Work required –
Will you output all of the data below exactly, omitting the images?

──────── Dataset content

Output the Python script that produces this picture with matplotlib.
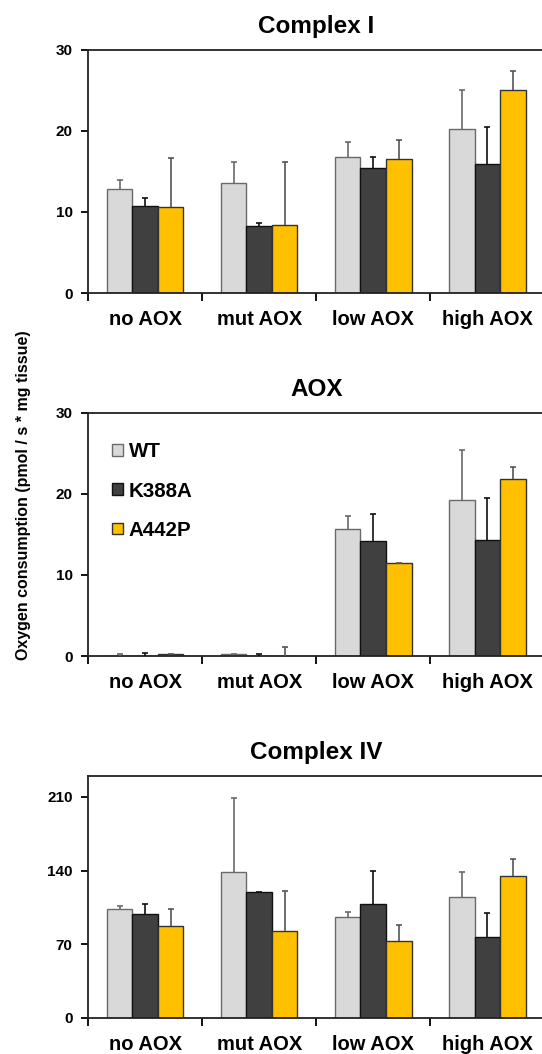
import numpy as np
import matplotlib.pyplot as plt
from matplotlib.patches import Patch

plt.rcParams['font.family'] = ['Liberation Sans', 'DejaVu Sans']
plt.rcParams['font.weight'] = 'bold'

groups = ["no AOX", "mut AOX", "low AOX", "high AOX"]
strains = ["WT", "K388A", "A442P"]

# Complex I
c1_wt = [12.8, 13.6, 16.8, 20.3]
c1_k388a = [10.7, 8.3, 15.4, 15.9]
c1_a442p = [10.6, 8.4, 16.6, 25.0]
c1_wt_err = [1.1, 2.6, 1.9, 4.8]
c1_k388a_err = [1.0, 0.35, 1.35, 4.6]
c1_a442p_err = [6.1, 7.8, 2.3, 2.4]

# AOX
aox_wt = [0.05, 0.2, 15.7, 19.2]
aox_k388a = [0.05, 0.05, 14.2, 14.3]
aox_a442p = [0.25, 0.0, 11.5, 21.9]
aox_wt_err = [0.2, 0.05, 1.6, 6.2]
aox_k388a_err = [0.35, 0.2, 3.3, 5.2]
aox_a442p_err = [0.05, 1.15, 0.0, 1.4]

# Complex IV
c4_wt = [104, 139, 96, 115]
c4_k388a = [98.5, 120, 108, 77]
c4_a442p = [87, 83, 73.5, 134.5]
c4_wt_err = [2, 70, 5, 24]
c4_k388a_err = [10, 0, 32, 23]
c4_a442p_err = [17, 38, 15, 17]

panels = [
    ("Complex I", [c1_wt, c1_k388a, c1_a442p], [c1_wt_err, c1_k388a_err, c1_a442p_err], 30, [0, 10, 20, 30]),
    ("AOX", [aox_wt, aox_k388a, aox_a442p], [aox_wt_err, aox_k388a_err, aox_a442p_err], 30, [0, 10, 20, 30]),
    ("Complex IV", [c4_wt, c4_k388a, c4_a442p], [c4_wt_err, c4_k388a_err, c4_a442p_err], 230, [0, 70, 140, 210]),
]

fills = ["#d9d9d9", "#404040", "#ffc000"]
edges = ["#6a6a6a", "#111111", "#333333"]
err_colors = ["#6a6a6a", "#111111", "#555555"]

fig = plt.figure(figsize=(5.42, 10.54), dpi=100)
boxes = [(0.1624, 0.722, 0.842, 0.2306),
         (0.1624, 0.3776, 0.842, 0.2306),
         (0.1624, 0.0342, 0.842, 0.2296)]

bw = 0.224
x = np.arange(len(groups)) + 0.5

for (title, vals, errs, ymax, yticks), box in zip(panels, boxes):
    ax = fig.add_axes(box)
    for k in range(3):
        pos = x + (k - 1) * bw
        ax.bar(pos, vals[k], width=bw, color=fills[k], edgecolor=edges[k],
               linewidth=1.0, zorder=2, label=strains[k])
        eb = ax.errorbar(pos, vals[k], yerr=[np.zeros(4), errs[k]], fmt='none',
                         ecolor=err_colors[k], elinewidth=1.2, capsize=2,
                         capthick=1.2, zorder=3)
        # only keep the upper cap
        for cap in eb[1]:
            if np.allclose(cap.get_ydata(), vals[k]):
                cap.set_visible(False)
    ax.set_xlim(0, 4)
    ax.set_ylim(0, ymax)
    ax.set_yticks(yticks)
    ax.set_yticklabels([str(t) for t in yticks], fontsize=11, fontweight='bold')
    ax.set_xticks([0, 1, 2, 3, 4])
    ax.set_xticklabels([])
    ax.set_xticks(x, minor=True)
    ax.set_xticklabels(groups, minor=True, fontsize=14.5, fontweight='bold')
    ax.tick_params(axis='x', which='minor', length=0, pad=12)
    ax.tick_params(axis='x', which='major', length=6, width=1.3, direction='out')
    ax.tick_params(axis='y', length=5, width=1.3, direction='out', pad=6)
    for s in ax.spines.values():
        s.set_linewidth(1.3)
        s.set_color('#222222')
    ax.set_title(title, fontsize=17.5, fontweight='bold', pad=12)
    if title == "AOX":
        handles = [Patch(facecolor=fills[k], edgecolor=edges[k], linewidth=1.0)
                   for k in range(3)]
        ax.legend(handles, strains, loc='upper left', bbox_to_anchor=(0.013, 0.955),
                  frameon=False, handlelength=0.5, handleheight=0.5,
                  handletextpad=0.3, labelspacing=0.98,
                  prop={'weight': 'bold', 'size': 14.8})

fig.text(0.044, 0.530, "Oxygen consumption (pmol / s * mg tissue)",
         rotation=90, ha='center', va='center', fontsize=11.5, fontweight='bold')

fig.savefig("out.png", dpi=100, facecolor="white")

────────────────

Written solution –
Output the Python script that produces this picture with matplotlib.
import numpy as np
import matplotlib.pyplot as plt
from matplotlib.patches import Patch

plt.rcParams['font.family'] = ['Liberation Sans', 'DejaVu Sans']
plt.rcParams['font.weight'] = 'bold'

groups = ["no AOX", "mut AOX", "low AOX", "high AOX"]
strains = ["WT", "K388A", "A442P"]

# Complex I
c1_wt = [12.8, 13.6, 16.8, 20.3]
c1_k388a = [10.7, 8.3, 15.4, 15.9]
c1_a442p = [10.6, 8.4, 16.6, 25.0]
c1_wt_err = [1.1, 2.6, 1.9, 4.8]
c1_k388a_err = [1.0, 0.35, 1.35, 4.6]
c1_a442p_err = [6.1, 7.8, 2.3, 2.4]

# AOX
aox_wt = [0.05, 0.2, 15.7, 19.2]
aox_k388a = [0.05, 0.05, 14.2, 14.3]
aox_a442p = [0.25, 0.0, 11.5, 21.9]
aox_wt_err = [0.2, 0.05, 1.6, 6.2]
aox_k388a_err = [0.35, 0.2, 3.3, 5.2]
aox_a442p_err = [0.05, 1.15, 0.0, 1.4]

# Complex IV
c4_wt = [104, 139, 96, 115]
c4_k388a = [98.5, 120, 108, 77]
c4_a442p = [87, 83, 73.5, 134.5]
c4_wt_err = [2, 70, 5, 24]
c4_k388a_err = [10, 0, 32, 23]
c4_a442p_err = [17, 38, 15, 17]

panels = [
    ("Complex I", [c1_wt, c1_k388a, c1_a442p], [c1_wt_err, c1_k388a_err, c1_a442p_err], 30, [0, 10, 20, 30]),
    ("AOX", [aox_wt, aox_k388a, aox_a442p], [aox_wt_err, aox_k388a_err, aox_a442p_err], 30, [0, 10, 20, 30]),
    ("Complex IV", [c4_wt, c4_k388a, c4_a442p], [c4_wt_err, c4_k388a_err, c4_a442p_err], 230, [0, 70, 140, 210]),
]

fills = ["#d9d9d9", "#404040", "#ffc000"]
edges = ["#6a6a6a", "#111111", "#333333"]
err_colors = ["#6a6a6a", "#111111", "#555555"]

fig = plt.figure(figsize=(5.42, 10.54), dpi=100)
boxes = [(0.1624, 0.722, 0.842, 0.2306),
         (0.1624, 0.3776, 0.842, 0.2306),
         (0.1624, 0.0342, 0.842, 0.2296)]

bw = 0.224
x = np.arange(len(groups)) + 0.5

for (title, vals, errs, ymax, yticks), box in zip(panels, boxes):
    ax = fig.add_axes(box)
    for k in range(3):
        pos = x + (k - 1) * bw
        ax.bar(pos, vals[k], width=bw, color=fills[k], edgecolor=edges[k],
               linewidth=1.0, zorder=2, label=strains[k])
        eb = ax.errorbar(pos, vals[k], yerr=[np.zeros(4), errs[k]], fmt='none',
                         ecolor=err_colors[k], elinewidth=1.2, capsize=2,
                         capthick=1.2, zorder=3)
        # only keep the upper cap
        for cap in eb[1]:
            if np.allclose(cap.get_ydata(), vals[k]):
                cap.set_visible(False)
    ax.set_xlim(0, 4)
    ax.set_ylim(0, ymax)
    ax.set_yticks(yticks)
    ax.set_yticklabels([str(t) for t in yticks], fontsize=11, fontweight='bold')
    ax.set_xticks([0, 1, 2, 3, 4])
    ax.set_xticklabels([])
    ax.set_xticks(x, minor=True)
    ax.set_xticklabels(groups, minor=True, fontsize=14.5, fontweight='bold')
    ax.tick_params(axis='x', which='minor', length=0, pad=12)
    ax.tick_params(axis='x', which='major', length=6, width=1.3, direction='out')
    ax.tick_params(axis='y', length=5, width=1.3, direction='out', pad=6)
    for s in ax.spines.values():
        s.set_linewidth(1.3)
        s.set_color('#222222')
    ax.set_title(title, fontsize=17.5, fontweight='bold', pad=12)
    if title == "AOX":
        handles = [Patch(facecolor=fills[k], edgecolor=edges[k], linewidth=1.0)
                   for k in range(3)]
        ax.legend(handles, strains, loc='upper left', bbox_to_anchor=(0.013, 0.955),
                  frameon=False, handlelength=0.5, handleheight=0.5,
                  handletextpad=0.3, labelspacing=0.98,
                  prop={'weight': 'bold', 'size': 14.8})

fig.text(0.044, 0.530, "Oxygen consumption (pmol / s * mg tissue)",
         rotation=90, ha='center', va='center', fontsize=11.5, fontweight='bold')

fig.savefig("out.png", dpi=100, facecolor="white")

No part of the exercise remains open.